This project is designed to generate multiple-choice questions based on the content of a PDF document using LangChain and Google Generative AI. The user can specify the number of questions to be generated, and the program ensures that questions are not repeated during the session.
- Generates multiple-choice questions from a PDF document.
- Provides four options for each question, along with the correct answer.
- Keeps track of asked questions to prevent repetition.
- Utilizes embeddings for effective document retrieval.
- Python 3.7 or higher
- LangChain
- langchain-google-genai
- langchain-chroma
- langchain-community
- Other dependencies specified in
requirements.txt
-
Clone the repository:
git clone https://github.com/yourusername/mcq-generator.git cd mcq-generator -
Install the required packages:
pip install -r requirements.txt
-
Make sure to have the necessary credentials and configurations set up for Google Generative AI.
-
Place the PDF document from which you want to generate questions in the project directory. Ensure the path in the code matches your file.
-
Run the script:
python mcq_generator.py
-
Follow the prompts to specify the number of questions you wish to generate.
- Load PDF Document: The script loads the PDF document using
PyPDFLoader. - Text Splitting: The content is split into manageable chunks using
RecursiveCharacterTextSplitter. - Embeddings: The text is converted into numerical embeddings using
GoogleGenerativeAIEmbeddings. - Vector Store: The embeddings are stored in a vector database using
Chroma. - Question Generation: A retrieval chain is created using the history-aware retriever, ensuring that previously asked questions are not repeated.
- User Interaction: The user is prompted to answer the questions, and feedback is provided based on their answers.
Here's a brief look at the core functionality of the script:
loader = PyPDFLoader("path/to/your/document.pdf")
data = loader.load()
text_splitter = RecursiveCharacterTextSplitter(chunk_size=1000)
docs = text_splitter.split_documents(data)
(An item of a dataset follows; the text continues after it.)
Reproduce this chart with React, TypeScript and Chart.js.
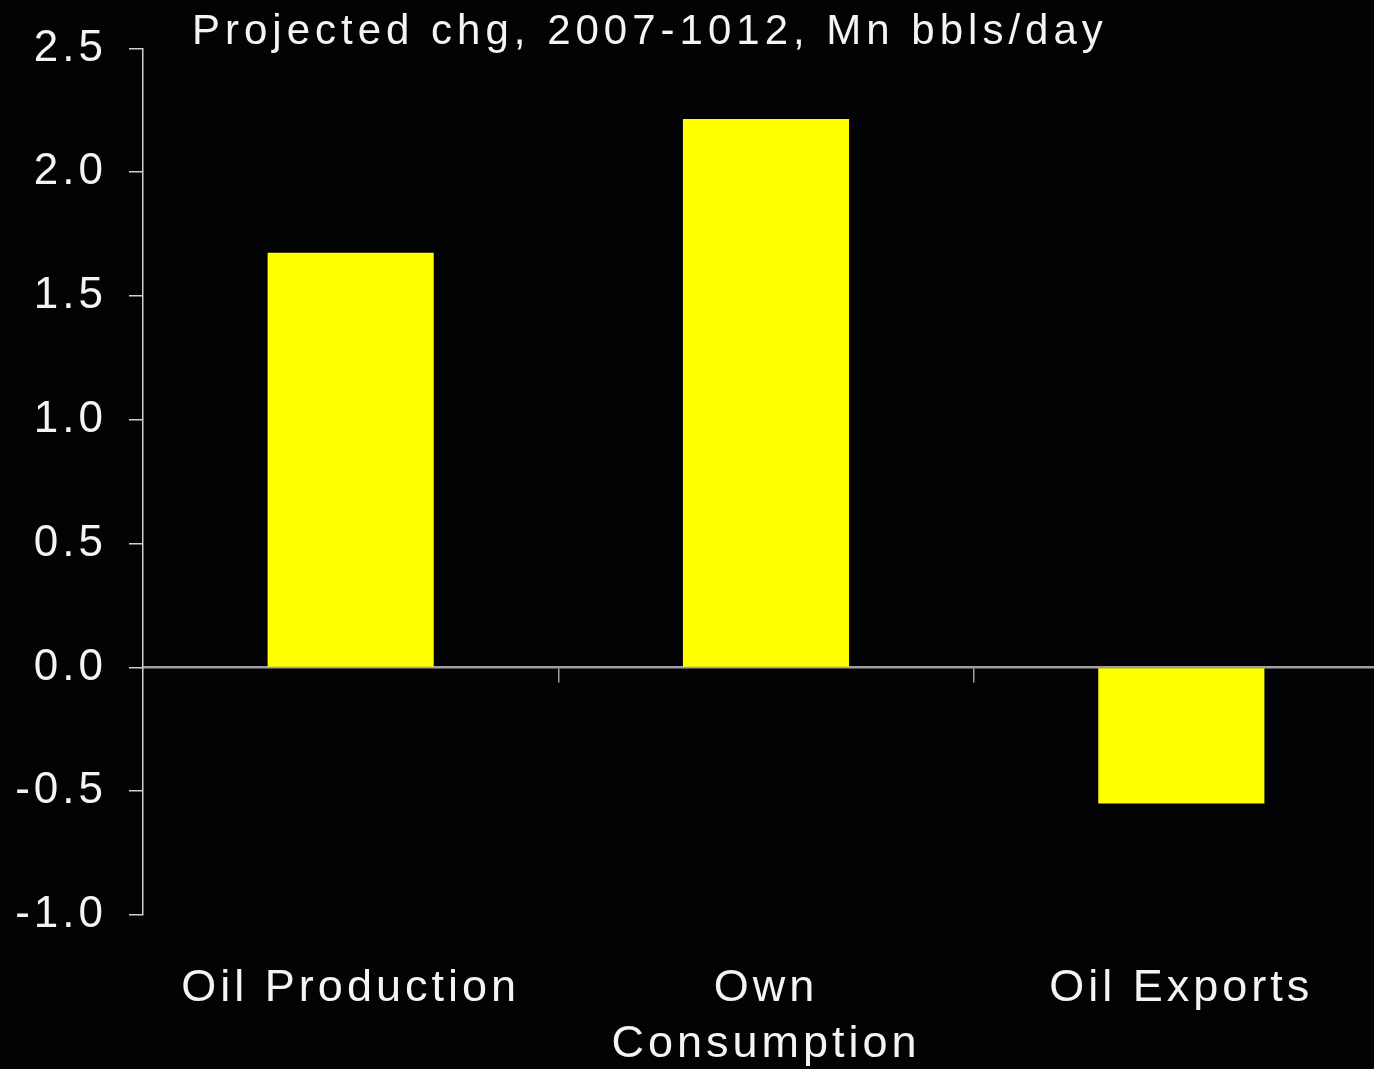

embeddings = GoogleGenerativeAIEmbeddings(model="models/embedding-001")
vectorStore = Chroma.from_documents(documents=docs, embedding=embeddings)
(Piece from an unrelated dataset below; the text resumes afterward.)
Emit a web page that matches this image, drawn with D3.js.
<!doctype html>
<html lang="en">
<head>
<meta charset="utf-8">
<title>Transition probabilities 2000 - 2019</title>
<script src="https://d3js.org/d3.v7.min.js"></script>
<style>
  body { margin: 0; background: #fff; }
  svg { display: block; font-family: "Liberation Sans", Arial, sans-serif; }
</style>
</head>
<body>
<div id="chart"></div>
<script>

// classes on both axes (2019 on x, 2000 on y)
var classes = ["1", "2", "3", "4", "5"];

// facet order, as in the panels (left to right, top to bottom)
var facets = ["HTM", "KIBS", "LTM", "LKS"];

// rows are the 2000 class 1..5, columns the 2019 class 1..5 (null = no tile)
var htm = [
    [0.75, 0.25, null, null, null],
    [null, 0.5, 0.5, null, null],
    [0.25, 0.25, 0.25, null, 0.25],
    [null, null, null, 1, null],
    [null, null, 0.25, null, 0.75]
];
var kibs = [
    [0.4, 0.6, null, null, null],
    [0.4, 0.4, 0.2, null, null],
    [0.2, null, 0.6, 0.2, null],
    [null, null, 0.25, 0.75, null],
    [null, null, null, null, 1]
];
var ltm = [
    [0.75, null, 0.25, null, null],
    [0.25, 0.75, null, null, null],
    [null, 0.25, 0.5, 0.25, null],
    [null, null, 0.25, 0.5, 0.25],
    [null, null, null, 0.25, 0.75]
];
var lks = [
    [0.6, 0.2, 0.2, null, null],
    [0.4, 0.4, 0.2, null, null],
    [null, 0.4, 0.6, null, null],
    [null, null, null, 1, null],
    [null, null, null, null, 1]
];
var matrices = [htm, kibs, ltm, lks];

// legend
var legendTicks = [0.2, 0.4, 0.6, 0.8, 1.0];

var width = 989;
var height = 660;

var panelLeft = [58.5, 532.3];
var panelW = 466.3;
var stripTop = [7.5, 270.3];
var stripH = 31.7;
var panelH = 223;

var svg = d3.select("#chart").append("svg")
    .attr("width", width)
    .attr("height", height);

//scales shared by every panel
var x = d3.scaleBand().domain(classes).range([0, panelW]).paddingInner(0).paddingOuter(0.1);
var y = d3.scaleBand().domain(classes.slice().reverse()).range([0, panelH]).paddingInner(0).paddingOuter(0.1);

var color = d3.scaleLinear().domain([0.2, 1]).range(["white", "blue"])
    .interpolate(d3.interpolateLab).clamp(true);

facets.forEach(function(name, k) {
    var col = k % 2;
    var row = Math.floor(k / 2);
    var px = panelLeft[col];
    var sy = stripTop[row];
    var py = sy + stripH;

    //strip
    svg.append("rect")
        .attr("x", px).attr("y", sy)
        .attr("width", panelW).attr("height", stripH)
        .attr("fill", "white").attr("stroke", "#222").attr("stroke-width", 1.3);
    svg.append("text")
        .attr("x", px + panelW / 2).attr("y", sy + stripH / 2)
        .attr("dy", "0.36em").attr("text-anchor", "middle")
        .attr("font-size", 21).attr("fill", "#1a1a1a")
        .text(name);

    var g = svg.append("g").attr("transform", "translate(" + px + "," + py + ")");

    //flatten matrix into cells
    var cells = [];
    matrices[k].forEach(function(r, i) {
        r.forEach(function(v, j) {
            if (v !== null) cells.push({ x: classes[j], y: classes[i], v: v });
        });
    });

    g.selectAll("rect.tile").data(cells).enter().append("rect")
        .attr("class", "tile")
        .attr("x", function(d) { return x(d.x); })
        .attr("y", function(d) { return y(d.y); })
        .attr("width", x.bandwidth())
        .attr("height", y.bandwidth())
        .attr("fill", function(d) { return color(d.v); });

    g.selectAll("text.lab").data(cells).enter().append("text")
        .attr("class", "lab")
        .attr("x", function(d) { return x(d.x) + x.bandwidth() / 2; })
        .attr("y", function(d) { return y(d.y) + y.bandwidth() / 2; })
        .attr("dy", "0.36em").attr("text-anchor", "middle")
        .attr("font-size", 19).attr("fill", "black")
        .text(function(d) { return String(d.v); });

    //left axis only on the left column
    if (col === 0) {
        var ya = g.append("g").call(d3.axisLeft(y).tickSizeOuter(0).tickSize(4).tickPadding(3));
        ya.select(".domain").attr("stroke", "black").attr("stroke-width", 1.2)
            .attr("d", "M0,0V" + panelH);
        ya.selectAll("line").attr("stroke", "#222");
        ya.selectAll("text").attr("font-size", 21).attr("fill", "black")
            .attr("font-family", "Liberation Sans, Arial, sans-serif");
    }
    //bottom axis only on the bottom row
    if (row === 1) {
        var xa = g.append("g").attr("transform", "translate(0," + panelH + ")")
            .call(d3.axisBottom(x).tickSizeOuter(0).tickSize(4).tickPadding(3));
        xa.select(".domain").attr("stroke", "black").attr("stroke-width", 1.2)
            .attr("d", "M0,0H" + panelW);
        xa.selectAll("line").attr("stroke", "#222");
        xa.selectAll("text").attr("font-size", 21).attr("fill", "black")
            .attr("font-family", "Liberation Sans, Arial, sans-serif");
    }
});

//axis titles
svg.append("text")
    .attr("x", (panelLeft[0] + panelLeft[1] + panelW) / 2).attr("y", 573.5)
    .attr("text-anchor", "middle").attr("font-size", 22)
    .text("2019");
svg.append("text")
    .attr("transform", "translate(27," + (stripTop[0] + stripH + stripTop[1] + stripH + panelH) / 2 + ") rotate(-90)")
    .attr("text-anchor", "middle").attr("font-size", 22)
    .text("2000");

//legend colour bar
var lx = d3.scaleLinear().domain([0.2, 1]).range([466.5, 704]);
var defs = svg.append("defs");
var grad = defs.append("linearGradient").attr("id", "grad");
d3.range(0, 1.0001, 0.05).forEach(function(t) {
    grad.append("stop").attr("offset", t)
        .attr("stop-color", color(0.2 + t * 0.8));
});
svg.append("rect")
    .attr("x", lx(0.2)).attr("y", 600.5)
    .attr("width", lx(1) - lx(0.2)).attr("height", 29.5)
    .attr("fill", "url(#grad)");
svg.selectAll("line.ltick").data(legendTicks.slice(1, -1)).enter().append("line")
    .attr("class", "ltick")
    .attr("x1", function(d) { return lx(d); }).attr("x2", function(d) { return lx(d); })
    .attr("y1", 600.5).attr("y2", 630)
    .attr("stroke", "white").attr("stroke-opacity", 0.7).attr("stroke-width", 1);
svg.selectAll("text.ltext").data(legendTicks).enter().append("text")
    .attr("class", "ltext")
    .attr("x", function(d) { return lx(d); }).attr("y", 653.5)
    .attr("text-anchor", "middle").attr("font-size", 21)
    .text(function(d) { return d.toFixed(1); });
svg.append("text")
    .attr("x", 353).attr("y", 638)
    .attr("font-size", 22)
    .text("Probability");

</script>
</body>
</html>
retriever = vectorStore.as_retriever(search_type="similarity", search_kwargs={"k": 10})
# Create retrieval chain
llm = ChatGoogleGenerativeAI(model="gemini-1.5-pro", temprature=0.2, max_tokens=None)
reg_chain = create_retrieval_chain(history_aware_retriever, question_answer_chain)Contributions are welcome! If you have suggestions for improvements or features, please open an issue or submit a pull request.
This project is licensed under the MIT License - see the LICENSE file for details.